In LQTS, SGK1 inhibition addresses the underlying ion channel pathology responsible for abnormal electrical signaling. Unlike drugs that directly block ion channels and do not address the underlying pathology or involvement of multiple ion channels, SGK1 inhibition may address the underlying pathology due to electrical and structural remodeling of cardiomyocytes.

Clinical studies with SGK1 inhibitors are now underway.

https://clinicaltrials.gov/study/NCT07277582

With a better understanding of the genetics underlying LQTS, more precise treatments will hopefully become available.

==Outcomes==
Genotype and QTc interval duration are the strongest predictors of outcome for patients with LQTS. 2022 European Society of Cardiology clinical practice guidelines have endorsed the use of independently validated risk score calculator, called 1-2-3-LQTS-Risk Calculator, which allows to calculate individual 5-year risk of life-threatening arrhythmic events.

For people who experience cardiac arrest or fainting caused by LQTS and who are untreated, the risk of death within 15 years is around 50%. With careful treatment, this decreases to less than 1% over 20 years. Those who exhibit symptoms before the age of 18 are more likely to experience a cardiac arrest.

==Epidemiology==
Inherited LQTS is estimated to affect between one in 2,500 and 7,000 people.

==History==
The first documented case of LQTS was described in Leipzig by Meissner in 1856, when a deaf girl died after her teacher yelled at her. Soon after being notified, the girl's parents reported that her older brother, also deaf, had previously died after a terrible fright. This was several decades before the ECG was invented, but is likely the first described case of Jervell and Lange-Nielsen syndrome.

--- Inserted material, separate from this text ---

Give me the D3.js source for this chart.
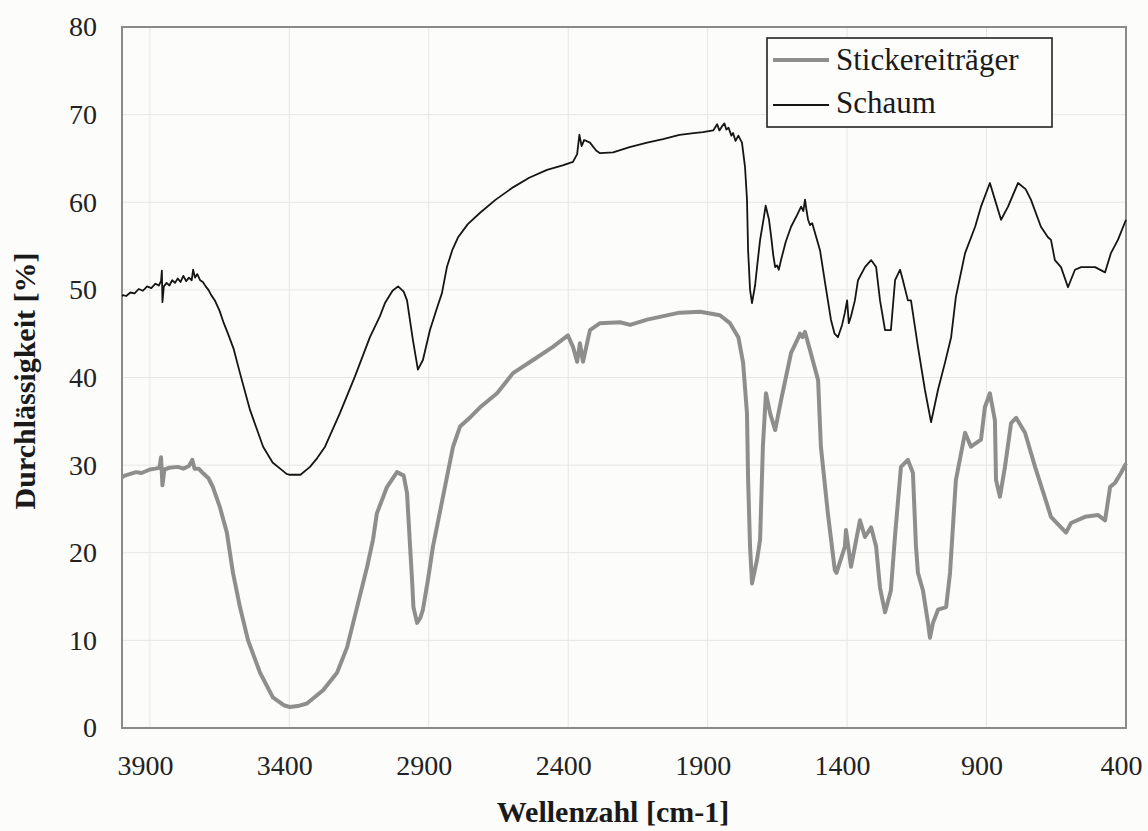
<!DOCTYPE html>
<html>
<head>
<meta charset="utf-8">
<script src="https://cdn.jsdelivr.net/npm/d3@7"></script>
<style>
  body { margin: 0; background: #fcfcfa; }
  .tick text { font-family: "Liberation Serif", "Times New Roman", serif; font-size: 28px; fill: #222; }
  .grid { stroke: #e6e6e3; stroke-width: 1; }
</style>
</head>
<body>
<div id="my_dataviz"></div>
<script>
// tick labels
var xTicks = [3900, 3400, 2900, 2400, 1900, 1400, 900, 400];
var yTicks = [0, 10, 20, 30, 40, 50, 60, 70, 80];
var seriesNames = ["Stickereiträger", "Schaum"];

// Schaum: [wavenumber, transmission %]
var schaum = [
  [4000,49.3],[3996,49.4],[3985,49.3],[3970,49.7],[3955,49.6],[3940,50.1],[3925,49.9],[3910,50.4],
  [3895,50.2],[3880,50.7],[3868,50.5],[3860,51.0],[3857,52.2],[3855,48.6],[3850,50.4],[3840,50.8],
  [3830,50.5],[3820,51.1],[3810,50.8],[3800,51.3],[3790,50.9],[3780,51.6],[3770,51.0],[3760,51.4],
  [3750,51.1],[3745,52.3],[3738,51.4],[3730,51.8],[3720,51.1],[3710,50.9],[3700,50.4],[3690,50.0],
  [3680,49.4],[3667,48.8],[3650,47.6],[3635,46.2],[3620,45.0],[3600,43.3],[3577,40.5],[3541,36.3],
  [3494,32.1],[3460,30.3],[3433,29.6],[3410,29.0],[3398,28.9],[3360,28.9],[3326,29.8],[3300,30.8],
  [3272,32.1],[3219,35.9],[3165,40.1],[3111,44.6],[3075,47.0],[3057,48.5],[3030,49.9],[3010,50.4],
  [2990,49.8],[2978,48.8],[2957,44.3],[2939,40.9],[2921,42.0],[2896,45.4],[2870,48.0],[2853,49.6],
  [2835,52.6],[2815,54.6],[2795,56.0],[2760,57.5],[2716,58.8],[2660,60.3],[2598,61.7],[2540,62.8],
  [2476,63.7],[2420,64.2],[2383,64.6],[2368,65.5],[2360,67.7],[2352,66.4],[2343,67.1],[2322,66.8],
  [2300,65.9],[2286,65.6],[2239,65.7],[2180,66.3],[2117,66.8],[2060,67.2],[2001,67.7],[1950,67.9],
  [1917,68.0],[1880,68.2],[1866,68.9],[1858,68.2],[1850,68.6],[1840,69.0],[1833,68.3],[1825,68.5],
  [1815,67.6],[1809,67.9],[1800,67.0],[1790,67.6],[1777,66.8],[1766,64.0],[1759,60.3],[1755,54.5],
  [1748,50.0],[1741,48.5],[1730,50.5],[1723,52.6],[1712,55.7],[1700,58.0],[1692,59.6],[1686,58.8],
  [1680,58.0],[1672,56.0],[1665,54.0],[1658,52.6],[1651,52.8],[1645,52.3],[1637,53.4],[1620,55.5],
  [1601,57.2],[1580,58.5],[1565,59.5],[1557,59.0],[1551,60.3],[1546,59.2],[1540,58.0],[1533,57.4],
  [1525,57.6],[1515,56.5],[1497,54.5],[1479,50.8],[1469,48.8],[1458,46.6],[1445,45.0],[1433,44.6],
  [1418,46.0],[1408,47.4],[1400,48.8],[1394,46.2],[1386,47.0],[1372,48.8],[1361,51.1],[1336,52.6],
  [1314,53.4],[1296,52.6],[1282,48.8],[1264,45.4],[1243,45.4],[1228,51.1],[1210,52.3],[1200,51.1],
  [1182,48.8],[1171,48.8],[1146,43.5],[1121,38.6],[1099,34.9],[1074,38.6],[1049,41.7],[1027,44.6],
  [1010,49.2],[977,54.2],[941,57.2],[920,59.5],[888,62.2],[870,60.3],[848,58.0],[823,59.5],
  [787,62.2],[760,61.5],[741,60.3],[705,57.2],[680,56.0],[669,55.7],[655,53.4],[633,52.6],
  [608,50.3],[583,52.3],[561,52.6],[511,52.6],[475,52.0],[454,54.2],[429,55.7],[400,58.0]
];

// Stickereiträger: [wavenumber, transmission %]
var stickereitraeger = [
  [4000,28.6],[3990,28.8],[3970,29.0],[3950,29.2],[3930,29.1],[3900,29.5],[3880,29.6],[3866,29.7],
  [3860,30.9],[3855,27.7],[3848,29.5],[3830,29.7],[3800,29.8],[3780,29.6],[3760,29.9],[3748,30.6],
  [3740,29.6],[3725,29.6],[3710,29.1],[3690,28.5],[3674,27.5],[3649,25.2],[3624,22.3],[3602,17.7],
  [3577,13.8],[3548,10.0],[3505,6.3],[3459,3.5],[3420,2.6],[3398,2.4],[3370,2.5],[3337,2.8],
  [3279,4.3],[3229,6.3],[3193,9.2],[3157,13.8],[3121,18.4],[3100,21.5],[3086,24.5],[3050,27.5],
  [3014,29.2],[2990,28.8],[2978,26.8],[2967,20.7],[2960,16.9],[2955,13.8],[2942,12.0],[2930,12.6],
  [2921,13.5],[2903,16.9],[2885,20.7],[2849,26.4],[2813,32.1],[2788,34.4],[2750,35.5],[2716,36.6],
  [2655,38.2],[2598,40.5],[2526,42.0],[2455,43.5],[2401,44.8],[2383,43.5],[2368,41.8],[2358,43.9],
  [2347,41.8],[2322,45.4],[2286,46.2],[2214,46.3],[2178,46.0],[2117,46.6],[2001,47.4],[1927,47.5],
  [1856,47.1],[1820,46.2],[1790,44.6],[1773,41.7],[1759,35.9],[1755,28.3],[1748,20.7],[1741,16.5],
  [1723,19.2],[1712,21.5],[1702,32.1],[1691,38.2],[1676,35.9],[1658,34.0],[1637,37.4],[1601,42.8],
  [1580,44.2],[1569,45.0],[1560,44.6],[1551,45.2],[1533,43.1],[1504,39.7],[1494,32.1],[1469,24.5],
  [1444,18.0],[1438,17.7],[1420,19.5],[1408,20.7],[1404,22.6],[1386,18.4],[1354,23.7],[1336,21.8],
  [1314,22.9],[1296,20.7],[1282,16.0],[1264,13.2],[1243,15.7],[1228,22.0],[1207,29.8],[1182,30.6],
  [1164,29.1],[1153,20.7],[1146,17.7],[1128,15.7],[1110,12.0],[1103,10.3],[1092,12.0],[1074,13.5],
  [1045,13.8],[1031,17.7],[1010,28.3],[977,33.7],[956,32.1],[920,32.9],[906,36.6],[888,38.2],
  [870,35.1],[866,28.3],[852,26.4],[834,29.8],[812,34.8],[794,35.4],[762,33.7],[726,29.8],
  [680,25.2],[669,24.1],[633,22.9],[615,22.3],[597,23.4],[547,24.1],[500,24.3],[475,23.7],
  [457,27.5],[439,28.0],[418,29.1],[400,30.2]
];

var margin = {top: 27, right: 22, bottom: 103, left: 122},
    width = 1148 - margin.left - margin.right,
    height = 831 - margin.top - margin.bottom;

var svg = d3.select("#my_dataviz")
  .append("svg")
    .attr("width", 1148)
    .attr("height", 831)
  .append("g")
    .attr("transform", "translate(" + margin.left + "," + margin.top + ")");

var x = d3.scaleLinear().domain([4000, 400]).range([0, width]);
var y = d3.scaleLinear().domain([0, 80]).range([height, 0]);

// grid
svg.selectAll("vgrid")
  .data(xTicks.filter(d => d !== 400))
  .enter().append("line")
    .attr("class", "grid")
    .attr("x1", d => x(d)).attr("x2", d => x(d))
    .attr("y1", 0).attr("y2", height);
svg.selectAll("hgrid")
  .data(yTicks.filter(d => d > 0 && d < 80))
  .enter().append("line")
    .attr("class", "grid")
    .attr("x1", 0).attr("x2", width)
    .attr("y1", d => y(d)).attr("y2", d => y(d));

// axes
svg.append("g")
  .attr("transform", "translate(0," + height + ")")
  .call(d3.axisBottom(x).tickValues(xTicks).tickFormat(d3.format("d")).tickSize(0).tickPadding(27))
  .call(g => g.select(".domain").remove())
  .selectAll("text").attr("dx", "-5");

svg.append("g")
  .call(d3.axisLeft(y).tickValues(yTicks).tickSize(0).tickPadding(25))
  .call(g => g.select(".domain").remove());

// frame
svg.append("rect")
  .attr("x", 0).attr("y", 0)
  .attr("width", width).attr("height", height)
  .attr("fill", "none")
  .attr("stroke", "#8a8a8a")
  .attr("stroke-width", 2);

var line = d3.line()
  .x(d => x(d[0]))
  .y(d => y(d[1]));

svg.append("path")
  .datum(stickereitraeger)
  .attr("fill", "none")
  .attr("stroke", "#8e8e8e")
  .attr("stroke-width", 4)
  .attr("stroke-linejoin", "round")
  .attr("d", line);

svg.append("path")
  .datum(schaum)
  .attr("fill", "none")
  .attr("stroke", "#151515")
  .attr("stroke-width", 1.8)
  .attr("stroke-linejoin", "round")
  .attr("d", line);

// axis titles
svg.append("text")
  .attr("x", 491)
  .attr("y", 795)
  .style("text-anchor", "middle")
  .style("font-family", "Liberation Serif, serif")
  .style("font-weight", "bold")
  .style("font-size", "30px")
  .attr("fill", "#1a1a1a")
  .text("Wellenzahl [cm-1]");

svg.append("text")
  .attr("transform", "translate(-87,354) rotate(-90)")
  .style("text-anchor", "middle")
  .style("font-family", "Liberation Serif, serif")
  .style("font-weight", "bold")
  .style("font-size", "30px")
  .attr("fill", "#1a1a1a")
  .text("Durchlässigkeit [%]");

// legend
var legend = svg.append("g").attr("transform", "translate(645,11)");
legend.append("rect")
  .attr("width", 285).attr("height", 89)
  .attr("fill", "#fdfdfc")
  .attr("stroke", "#222")
  .attr("stroke-width", 1.6);
var legStroke = [["#8e8e8e", 4], ["#151515", 1.8]];
seriesNames.forEach(function(name, i) {
  legend.append("line")
    .attr("x1", 6).attr("x2", 62)
    .attr("y1", 22 + i * 45).attr("y2", 22 + i * 45)
    .attr("stroke", legStroke[i][0])
    .attr("stroke-width", legStroke[i][1]);
  legend.append("text")
    .attr("x", 69)
    .attr("y", 32 + i * 43)
    .style("font-family", "Liberation Serif, serif")
    .style("font-size", "31px")
    .attr("fill", "#1a1a1a")
    .text(name);
});
</script>
</body>
</html>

In 1957, the first case documented by ECG was described by Anton Jervell and Fred Lange-Nielsen, working in Tønsberg, Norway.

Italian pediatrician Cesarino Romano, in 1963, and Irish pediatrician Owen Conor Ward, in 1964, separately described the more common variant of LQTS with normal hearing, later called Romano-Ward syndrome. The establishment of the International Long-QT Syndrome Registry in 1979 allowed numerous pedigrees to be evaluated comprehensively. This helped in detecting many of the genes involved. Transgenic animal models of the LQTS helped define the roles of various genes and hormones involved, and recently experimental pharmacological therapies to normalize the abnormal repolarization in animals were published.